• **Task objective**
Among the entries below, find the lines with "this" and copy them.

Rows from a dataset of charts and code
- - -

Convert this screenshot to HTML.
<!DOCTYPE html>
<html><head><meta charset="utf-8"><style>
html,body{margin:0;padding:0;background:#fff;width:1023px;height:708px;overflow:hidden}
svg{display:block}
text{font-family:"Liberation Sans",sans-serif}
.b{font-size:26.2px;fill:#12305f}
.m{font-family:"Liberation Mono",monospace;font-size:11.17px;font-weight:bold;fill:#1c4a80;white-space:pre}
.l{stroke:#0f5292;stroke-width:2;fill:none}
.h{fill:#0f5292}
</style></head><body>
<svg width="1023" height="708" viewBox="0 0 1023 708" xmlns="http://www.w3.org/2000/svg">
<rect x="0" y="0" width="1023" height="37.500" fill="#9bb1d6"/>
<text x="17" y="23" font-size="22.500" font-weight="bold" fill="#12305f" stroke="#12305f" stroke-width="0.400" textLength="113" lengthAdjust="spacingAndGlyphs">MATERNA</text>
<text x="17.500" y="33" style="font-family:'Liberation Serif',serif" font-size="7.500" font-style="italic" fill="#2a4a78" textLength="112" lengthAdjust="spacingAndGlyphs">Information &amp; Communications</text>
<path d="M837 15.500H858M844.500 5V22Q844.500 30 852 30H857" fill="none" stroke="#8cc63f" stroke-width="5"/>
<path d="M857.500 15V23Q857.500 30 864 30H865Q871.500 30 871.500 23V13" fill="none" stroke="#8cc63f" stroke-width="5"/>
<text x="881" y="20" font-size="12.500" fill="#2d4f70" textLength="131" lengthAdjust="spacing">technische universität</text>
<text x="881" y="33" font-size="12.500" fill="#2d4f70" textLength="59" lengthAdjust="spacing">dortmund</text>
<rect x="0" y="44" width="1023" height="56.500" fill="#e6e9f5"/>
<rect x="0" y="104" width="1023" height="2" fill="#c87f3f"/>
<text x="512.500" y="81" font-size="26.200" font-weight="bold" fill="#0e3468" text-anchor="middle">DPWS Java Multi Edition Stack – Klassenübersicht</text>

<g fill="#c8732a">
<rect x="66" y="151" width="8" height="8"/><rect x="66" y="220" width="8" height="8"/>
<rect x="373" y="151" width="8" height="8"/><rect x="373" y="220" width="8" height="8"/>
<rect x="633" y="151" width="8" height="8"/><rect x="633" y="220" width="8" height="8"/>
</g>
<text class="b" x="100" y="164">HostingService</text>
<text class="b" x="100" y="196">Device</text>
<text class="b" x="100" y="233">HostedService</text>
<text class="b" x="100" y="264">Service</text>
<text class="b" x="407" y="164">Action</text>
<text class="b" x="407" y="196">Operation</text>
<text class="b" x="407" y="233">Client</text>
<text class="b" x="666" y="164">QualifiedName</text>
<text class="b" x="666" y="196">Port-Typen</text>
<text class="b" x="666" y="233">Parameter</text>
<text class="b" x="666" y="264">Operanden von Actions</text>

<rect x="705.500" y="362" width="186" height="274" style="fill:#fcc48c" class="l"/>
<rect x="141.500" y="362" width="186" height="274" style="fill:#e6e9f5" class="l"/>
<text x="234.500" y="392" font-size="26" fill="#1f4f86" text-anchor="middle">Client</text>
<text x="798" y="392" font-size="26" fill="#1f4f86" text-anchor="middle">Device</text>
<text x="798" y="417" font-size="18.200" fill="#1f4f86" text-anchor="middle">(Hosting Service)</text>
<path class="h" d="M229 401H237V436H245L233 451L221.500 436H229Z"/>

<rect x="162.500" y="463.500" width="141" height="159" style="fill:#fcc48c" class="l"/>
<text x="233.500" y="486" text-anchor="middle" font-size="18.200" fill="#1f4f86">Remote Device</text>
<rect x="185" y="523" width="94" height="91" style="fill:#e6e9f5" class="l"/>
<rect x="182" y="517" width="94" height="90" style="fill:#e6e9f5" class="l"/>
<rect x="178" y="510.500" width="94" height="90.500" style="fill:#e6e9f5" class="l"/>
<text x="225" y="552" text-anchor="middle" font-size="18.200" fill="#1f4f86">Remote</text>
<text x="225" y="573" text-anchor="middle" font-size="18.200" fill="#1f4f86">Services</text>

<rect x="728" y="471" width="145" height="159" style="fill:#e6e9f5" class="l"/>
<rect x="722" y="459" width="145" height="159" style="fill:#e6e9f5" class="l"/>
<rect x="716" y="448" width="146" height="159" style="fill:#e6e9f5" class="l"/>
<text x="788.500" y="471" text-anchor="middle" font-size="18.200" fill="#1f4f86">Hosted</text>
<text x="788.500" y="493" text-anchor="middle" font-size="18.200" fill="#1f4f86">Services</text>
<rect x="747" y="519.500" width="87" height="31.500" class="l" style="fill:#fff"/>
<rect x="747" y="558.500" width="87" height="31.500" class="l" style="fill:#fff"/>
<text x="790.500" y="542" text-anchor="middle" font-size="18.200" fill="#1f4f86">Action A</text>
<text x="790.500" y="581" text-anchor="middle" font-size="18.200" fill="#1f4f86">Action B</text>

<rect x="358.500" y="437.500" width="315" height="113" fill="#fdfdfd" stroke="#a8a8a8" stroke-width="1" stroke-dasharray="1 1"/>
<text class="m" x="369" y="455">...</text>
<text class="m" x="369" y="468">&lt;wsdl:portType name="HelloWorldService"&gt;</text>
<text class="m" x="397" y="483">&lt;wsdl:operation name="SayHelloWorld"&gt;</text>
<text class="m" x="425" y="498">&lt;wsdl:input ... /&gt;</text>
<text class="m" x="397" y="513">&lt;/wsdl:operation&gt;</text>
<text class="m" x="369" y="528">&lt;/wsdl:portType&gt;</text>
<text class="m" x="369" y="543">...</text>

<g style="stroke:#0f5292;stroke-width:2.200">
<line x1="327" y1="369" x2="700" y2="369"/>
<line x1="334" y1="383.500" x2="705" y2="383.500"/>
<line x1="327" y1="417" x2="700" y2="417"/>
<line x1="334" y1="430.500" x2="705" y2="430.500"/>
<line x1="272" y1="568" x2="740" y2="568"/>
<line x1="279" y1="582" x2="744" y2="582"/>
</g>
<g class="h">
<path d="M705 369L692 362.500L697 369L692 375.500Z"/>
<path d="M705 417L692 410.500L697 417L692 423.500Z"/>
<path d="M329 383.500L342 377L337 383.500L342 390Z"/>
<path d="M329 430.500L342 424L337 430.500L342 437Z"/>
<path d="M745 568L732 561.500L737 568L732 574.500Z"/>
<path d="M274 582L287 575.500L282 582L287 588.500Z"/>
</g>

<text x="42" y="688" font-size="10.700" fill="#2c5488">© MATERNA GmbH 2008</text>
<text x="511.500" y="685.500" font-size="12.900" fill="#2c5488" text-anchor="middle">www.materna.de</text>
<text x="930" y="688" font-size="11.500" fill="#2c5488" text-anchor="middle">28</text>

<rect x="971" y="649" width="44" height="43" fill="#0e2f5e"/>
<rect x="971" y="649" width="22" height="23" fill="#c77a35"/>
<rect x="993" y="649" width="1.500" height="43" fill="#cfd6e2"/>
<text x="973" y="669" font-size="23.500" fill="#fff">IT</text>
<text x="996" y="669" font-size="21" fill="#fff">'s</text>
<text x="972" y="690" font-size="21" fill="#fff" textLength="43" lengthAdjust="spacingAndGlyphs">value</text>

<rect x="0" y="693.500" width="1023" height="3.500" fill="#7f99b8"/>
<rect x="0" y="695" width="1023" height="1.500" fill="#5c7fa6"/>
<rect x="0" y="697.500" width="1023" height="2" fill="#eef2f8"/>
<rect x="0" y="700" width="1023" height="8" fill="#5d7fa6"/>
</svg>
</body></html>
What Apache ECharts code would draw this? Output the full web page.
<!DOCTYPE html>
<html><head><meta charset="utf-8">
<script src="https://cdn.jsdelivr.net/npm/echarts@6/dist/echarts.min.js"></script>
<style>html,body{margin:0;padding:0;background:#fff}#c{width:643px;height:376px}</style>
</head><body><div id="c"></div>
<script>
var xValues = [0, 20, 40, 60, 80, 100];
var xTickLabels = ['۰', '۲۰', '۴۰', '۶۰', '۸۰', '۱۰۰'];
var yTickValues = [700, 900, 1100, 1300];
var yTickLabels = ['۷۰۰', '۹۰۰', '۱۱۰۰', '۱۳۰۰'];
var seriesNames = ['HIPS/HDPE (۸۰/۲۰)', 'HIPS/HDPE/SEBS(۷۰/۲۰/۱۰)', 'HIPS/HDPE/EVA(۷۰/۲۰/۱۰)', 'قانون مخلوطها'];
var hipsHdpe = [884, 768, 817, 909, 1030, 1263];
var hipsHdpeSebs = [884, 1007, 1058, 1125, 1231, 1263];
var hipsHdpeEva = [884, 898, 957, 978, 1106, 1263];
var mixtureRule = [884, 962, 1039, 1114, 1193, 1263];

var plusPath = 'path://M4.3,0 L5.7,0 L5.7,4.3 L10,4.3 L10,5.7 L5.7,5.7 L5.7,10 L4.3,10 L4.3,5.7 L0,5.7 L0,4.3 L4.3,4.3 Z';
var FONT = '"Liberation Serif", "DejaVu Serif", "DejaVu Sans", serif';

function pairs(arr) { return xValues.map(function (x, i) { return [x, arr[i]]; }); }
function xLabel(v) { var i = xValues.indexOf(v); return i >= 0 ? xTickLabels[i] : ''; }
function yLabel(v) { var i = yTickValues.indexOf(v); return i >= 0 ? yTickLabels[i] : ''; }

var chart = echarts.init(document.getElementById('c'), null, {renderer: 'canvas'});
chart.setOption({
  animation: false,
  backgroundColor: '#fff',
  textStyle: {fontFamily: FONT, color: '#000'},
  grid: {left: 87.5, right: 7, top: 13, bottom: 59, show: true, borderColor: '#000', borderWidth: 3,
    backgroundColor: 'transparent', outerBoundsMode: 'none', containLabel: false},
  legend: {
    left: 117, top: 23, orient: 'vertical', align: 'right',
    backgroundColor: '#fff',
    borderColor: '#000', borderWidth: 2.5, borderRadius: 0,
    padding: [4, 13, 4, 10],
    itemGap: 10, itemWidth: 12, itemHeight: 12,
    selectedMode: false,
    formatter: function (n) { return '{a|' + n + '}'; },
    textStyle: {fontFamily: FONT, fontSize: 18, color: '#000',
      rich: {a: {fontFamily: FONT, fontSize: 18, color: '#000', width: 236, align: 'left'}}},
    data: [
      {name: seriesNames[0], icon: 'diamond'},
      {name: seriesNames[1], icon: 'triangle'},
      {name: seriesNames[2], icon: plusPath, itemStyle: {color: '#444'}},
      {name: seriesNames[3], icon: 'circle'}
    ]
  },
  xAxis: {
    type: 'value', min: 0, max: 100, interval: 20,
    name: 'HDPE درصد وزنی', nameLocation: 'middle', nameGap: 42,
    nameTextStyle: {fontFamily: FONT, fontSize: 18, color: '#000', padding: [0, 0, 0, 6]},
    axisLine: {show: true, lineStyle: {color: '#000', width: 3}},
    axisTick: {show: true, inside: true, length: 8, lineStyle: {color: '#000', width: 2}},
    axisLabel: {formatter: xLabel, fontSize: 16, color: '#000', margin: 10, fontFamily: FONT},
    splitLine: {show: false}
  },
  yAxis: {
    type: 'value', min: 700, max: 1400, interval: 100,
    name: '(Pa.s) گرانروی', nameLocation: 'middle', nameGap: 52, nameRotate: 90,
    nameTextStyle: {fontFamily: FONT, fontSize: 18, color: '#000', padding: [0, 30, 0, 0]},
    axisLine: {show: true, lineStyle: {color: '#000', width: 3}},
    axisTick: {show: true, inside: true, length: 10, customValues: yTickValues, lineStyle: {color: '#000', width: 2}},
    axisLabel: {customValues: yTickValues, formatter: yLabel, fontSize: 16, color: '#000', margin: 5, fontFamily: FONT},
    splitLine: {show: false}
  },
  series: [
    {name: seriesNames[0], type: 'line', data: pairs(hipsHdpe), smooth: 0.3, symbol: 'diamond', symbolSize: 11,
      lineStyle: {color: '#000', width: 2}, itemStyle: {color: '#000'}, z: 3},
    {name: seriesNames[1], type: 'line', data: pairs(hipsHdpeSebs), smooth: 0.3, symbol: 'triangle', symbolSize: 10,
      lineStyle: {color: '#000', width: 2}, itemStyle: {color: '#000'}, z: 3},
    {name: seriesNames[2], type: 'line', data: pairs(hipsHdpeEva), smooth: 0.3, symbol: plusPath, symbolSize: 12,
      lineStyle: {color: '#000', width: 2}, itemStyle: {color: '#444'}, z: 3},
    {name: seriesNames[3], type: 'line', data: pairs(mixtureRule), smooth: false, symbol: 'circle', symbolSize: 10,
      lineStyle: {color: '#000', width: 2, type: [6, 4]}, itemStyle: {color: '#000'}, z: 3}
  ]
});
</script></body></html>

- - -

• **Complete answer**
Convert this screenshot to HTML.
What Apache ECharts code would draw this? Output the full web page.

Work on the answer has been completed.